■ **Exercise details**: Repeat the material exactly from its first line to the line that includes "0.083, 0.027, 0.0]". Skip pictures.
***** Source data
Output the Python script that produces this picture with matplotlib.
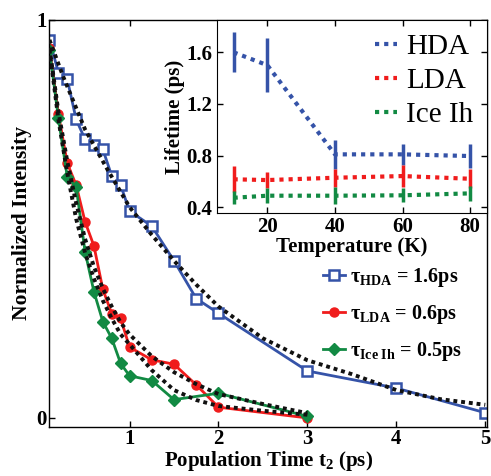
import matplotlib
matplotlib.use("Agg")
import matplotlib.pyplot as plt

plt.rcParams['font.family'] = ['Liberation Serif', 'DejaVu Serif']
plt.rcParams['mathtext.fontset'] = 'custom'
plt.rcParams['mathtext.rm'] = 'Liberation Serif'
plt.rcParams['mathtext.bf'] = 'Liberation Serif:bold'
plt.rcParams['mathtext.it'] = 'Liberation Serif:italic'

# ---------------- main data ----------------
t_hda = [0.1, 0.2, 0.3, 0.4, 0.5, 0.6, 0.7, 0.8, 0.9, 1.0, 1.25, 1.5, 1.75, 2.0, 3.0, 4.0, 5.0]
i_hda = [0.95, 0.868, 0.851, 0.75, 0.70, 0.686, 0.675, 0.608, 0.585, 0.52, 0.482, 0.395, 0.30, 0.263, 0.118, 0.075, 0.013]

t_lda = [0.1, 0.2, 0.3, 0.4, 0.5, 0.6, 0.7, 0.8, 0.9, 1.0, 1.25, 1.5, 1.75, 2.0, 3.0]
i_lda = [0.929, 0.764, 0.64, 0.585, 0.493, 0.432, 0.323, 0.262, 0.25, 0.178, 0.146, 0.135, 0.083, 0.027, 0.0]

t_ice = [0.1, 0.2, 0.3, 0.4, 0.5, 0.6, 0.7, 0.8, 0.9, 1.0, 1.25, 1.5, 2.0, 3.0]
i_ice = [0.925, 0.753, 0.606, 0.58, 0.418, 0.317, 0.242, 0.20, 0.137, 0.106, 0.094, 0.046, 0.062, 0.004]

# exponential fit curves
tf_hda = [0.1, 0.25, 0.5, 0.75, 1.0, 1.25, 1.5, 1.75, 2.0, 2.5, 3.0, 3.5, 4.0, 4.5, 5.0]
if_hda = [0.95, 0.86, 0.725, 0.625, 0.53, 0.46, 0.395, 0.335, 0.28, 0.20, 0.145, 0.11, 0.07, 0.047, 0.033]

tf_lda = [0.1, 0.2, 0.3, 0.4, 0.5, 0.6, 0.7, 0.8, 0.9, 1.0, 1.25, 1.5, 1.75, 2.0, 2.5, 3.0]
if_lda = [0.93, 0.77, 0.645, 0.54, 0.45, 0.38, 0.325, 0.28, 0.24, 0.21, 0.155, 0.115, 0.085, 0.06, 0.035, 0.012]

tf_ice = [0.1, 0.2, 0.3, 0.4, 0.5, 0.6, 0.7, 0.8, 0.9, 1.0, 1.25, 1.5, 1.75, 2.0, 2.5, 3.0]
if_ice = [0.925, 0.75, 0.615, 0.50, 0.415, 0.35, 0.295, 0.25, 0.21, 0.185, 0.12, 0.07, 0.045, 0.03, 0.018, 0.008]

main_labels = [r'τ$_{\mathbf{HDA}}$ = 1.6ps', r'τ$_{\mathbf{LDA}}$ = 0.6ps', r'τ$_{\mathbf{Ice\ Ih}}$ = 0.5ps']
main_xticks = [1, 2, 3, 4, 5]
main_yticks = [0, 1]

# ---------------- inset data ----------------
temps = [10, 20, 40, 60, 80]
life_hda = [1.60, 1.50, 0.81, 0.81, 0.797]
err_hda = [0.155, 0.207, 0.11, 0.084, 0.09]
life_lda = [0.617, 0.611, 0.629, 0.642, 0.621]
err_lda = [0.10, 0.065, 0.07, 0.085, 0.073]
life_ice = [0.474, 0.49, 0.49, 0.493, 0.508]
err_ice = [0.05, 0.06, 0.067, 0.054, 0.06]
inset_labels = ['HDA', 'LDA', 'Ice Ih']
inset_xticks = [20, 40, 60, 80]
inset_yticks = [0.4, 0.8, 1.2, 1.6]

BLUE = '#3553a8'
RED = '#f01c1c'
GREEN = '#128a43'

fig = plt.figure(figsize=(4.91, 4.76), dpi=100)
ax = fig.add_axes([0.1008, 0.1036, 0.8911, 0.8544])

ax.plot(t_hda, i_hda, '-s', color=BLUE, lw=2.0, ms=7, mfc='white', mec=BLUE, mew=1.8,
        label=main_labels[0], zorder=2)
ax.plot(t_lda, i_lda, '-o', color=RED, lw=2.0, ms=6.5, mfc=RED, mec=RED,
        label=main_labels[1], zorder=2)
ax.plot(t_ice, i_ice, '-D', color=GREEN, lw=2.0, ms=5.8, mfc=GREEN, mec=GREEN,
        label=main_labels[2], zorder=2)
for tf, yf in [(tf_hda, if_hda), (tf_lda, if_lda), (tf_ice, if_ice)]:
    ax.plot(tf, yf, color='#111111', lw=2.8, linestyle=(0, (1, 1)), zorder=3)

ax.set_xlim(0.1, 5.02)
ax.set_ylim(-0.022, 1.0)
ax.set_xticks(main_xticks)
ax.set_yticks(main_yticks)
ax.set_xticklabels([str(v) for v in main_xticks], fontsize=15, fontweight='bold')
ax.set_yticklabels([str(v) for v in main_yticks], fontsize=15, fontweight='bold')
ax.tick_params(direction='in', length=4, width=1, top=True, right=True, pad=2)
ax.set_xlabel(r'Population Time t$_\mathbf{2}$ (ps)', fontsize=15, fontweight='bold', labelpad=0)
ax.set_ylabel('Normalized Intensity', fontsize=15.5, fontweight='bold', labelpad=3)
for s in ax.spines.values():
    s.set_linewidth(1.0)

leg = ax.legend(loc='upper left', bbox_to_anchor=(0.625, 0.395), frameon=False,
                prop={'family': 'Liberation Serif', 'weight': 'bold', 'size': 14.5},
                handlelength=1.1, handletextpad=0.25, labelspacing=0.7,
                borderaxespad=0, borderpad=0)

# ---------------- inset ----------------
ins = fig.add_axes([0.4413, 0.5525, 0.5506, 0.4055])
for y, e, c, lab in [(life_hda, err_hda, BLUE, inset_labels[0]),
                     (life_lda, err_lda, RED, inset_labels[1]),
                     (life_ice, err_ice, GREEN, inset_labels[2])]:
    ins.errorbar(temps, y, yerr=e, fmt='none', ecolor=c, elinewidth=2.5, capsize=0)
    ins.plot(temps, y, color=c, lw=3, linestyle=(0, (1, 1.2)), label=lab)

ins.set_xlim(5, 85)
ins.set_ylim(0.356, 1.85)
ins.set_xticks(inset_xticks)
ins.set_yticks(inset_yticks)
ins.set_xticklabels([str(v) for v in inset_xticks], fontsize=15, fontweight='bold')
ins.set_yticklabels(['%.1f' % v for v in inset_yticks], fontsize=15, fontweight='bold')
ins.tick_params(direction='in', length=4, width=1, top=True, right=True, pad=3)
ins.set_xlabel('Temperature (K)', fontsize=15, fontweight='bold', labelpad=0)
ins.set_ylabel('Lifetime (ps)', fontsize=15, fontweight='bold', labelpad=1)
ins.legend(loc='upper left', bbox_to_anchor=(0.586, 0.93), frameon=False,
           prop={'family': 'Liberation Serif', 'size': 21},
           handlelength=0.75, handletextpad=0.3, labelspacing=0.26,
           borderaxespad=0, borderpad=0)

fig.savefig('out.png', dpi=100)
**********
■ **Finished task**:
Output the Python script that produces this picture with matplotlib.
import matplotlib
matplotlib.use("Agg")
import matplotlib.pyplot as plt

plt.rcParams['font.family'] = ['Liberation Serif', 'DejaVu Serif']
plt.rcParams['mathtext.fontset'] = 'custom'
plt.rcParams['mathtext.rm'] = 'Liberation Serif'
plt.rcParams['mathtext.bf'] = 'Liberation Serif:bold'
plt.rcParams['mathtext.it'] = 'Liberation Serif:italic'

# ---------------- main data ----------------
t_hda = [0.1, 0.2, 0.3, 0.4, 0.5, 0.6, 0.7, 0.8, 0.9, 1.0, 1.25, 1.5, 1.75, 2.0, 3.0, 4.0, 5.0]
i_hda = [0.95, 0.868, 0.851, 0.75, 0.70, 0.686, 0.675, 0.608, 0.585, 0.52, 0.482, 0.395, 0.30, 0.263, 0.118, 0.075, 0.013]

t_lda = [0.1, 0.2, 0.3, 0.4, 0.5, 0.6, 0.7, 0.8, 0.9, 1.0, 1.25, 1.5, 1.75, 2.0, 3.0]
i_lda = [0.929, 0.764, 0.64, 0.585, 0.493, 0.432, 0.323, 0.262, 0.25, 0.178, 0.146, 0.135, 0.083, 0.027, 0.0]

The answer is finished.